In the second modified example, even when, for example, strong light enters an upper (+Y side) surface of the light-shielding plate 231L, and scattered light is transmitted through the combiner 221L as the external light PL81, the scattered light (external light PL81) is shielded by the louver film 233L before entering the beam splitter 222L. In addition, the louver film 233L may shield not only the scattered light (external light PL81), but also the external light PL71 even when the light-shielding plate 231L is not provided.

In the head-mounted display 200, the light-shielding unit 230L may be configured to shield, as the external light PL71 and PL81, at least: external light entering at an angle where the external light is to be transmitted through the lower edge 221L1 of the combiner 221L, be reflected by the beam splitter 222L, and be directed toward the user's left eye EL; and external light entering at an angle where the external light is to be reflected by the lower edge 222L1 of the beam splitter 222L, and be directed toward the user's left eye EL.
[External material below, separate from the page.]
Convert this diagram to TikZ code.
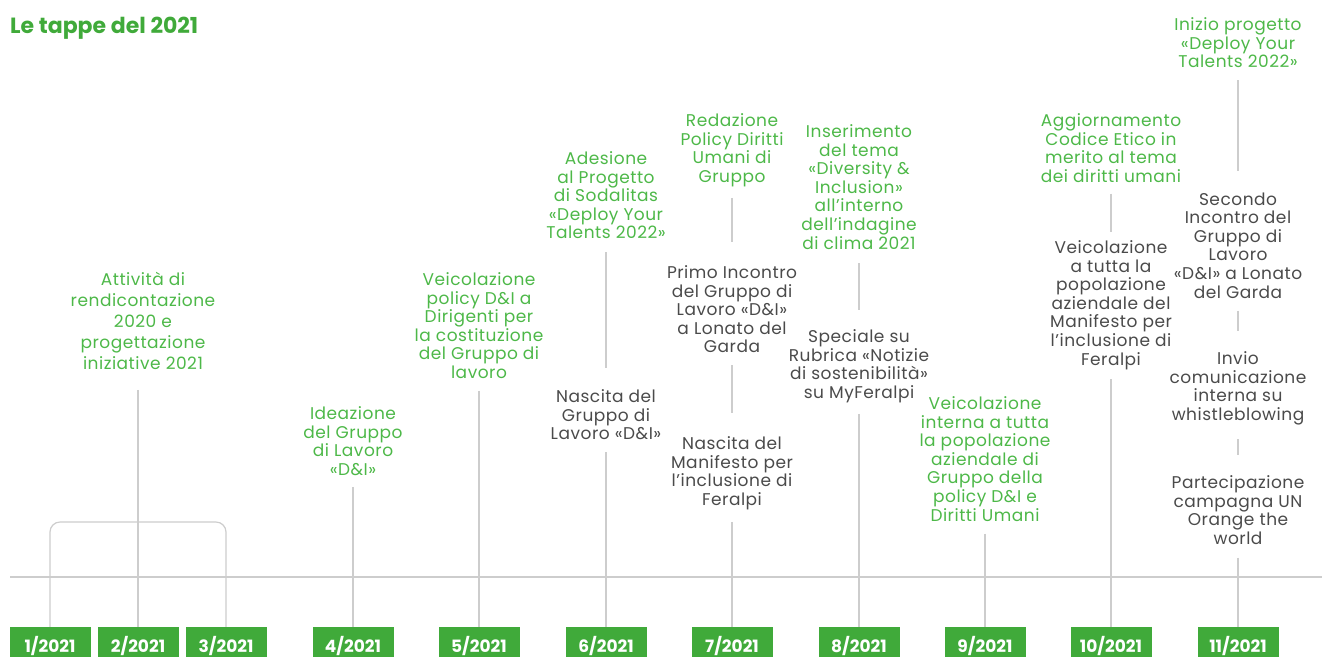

Note that in the second modified example, the light-shielding unit 230L includes the light-shielding plate 231L and the louver film 233L. However, in a configuration to which the louver film 233L is provided, the light-shielding plate 231L may be omitted.

The light-shielding unit 230L having the louver film 233L in the second modified example is also applicable to the first modified example described above where the structure of the combiner is modified. In this case, the louver film 233L is arranged below the lower edge 222L1 of the beam splitter 222L.

Although the invention made by the present inventor has been specifically described above on the basis of the embodiment, it is needless to say that the present invention is not limited to the above-described embodiment, and various modifications may be made without departing from the gist thereof. The above-described embodiment and the above-described first and second modified examples can be suitably combined.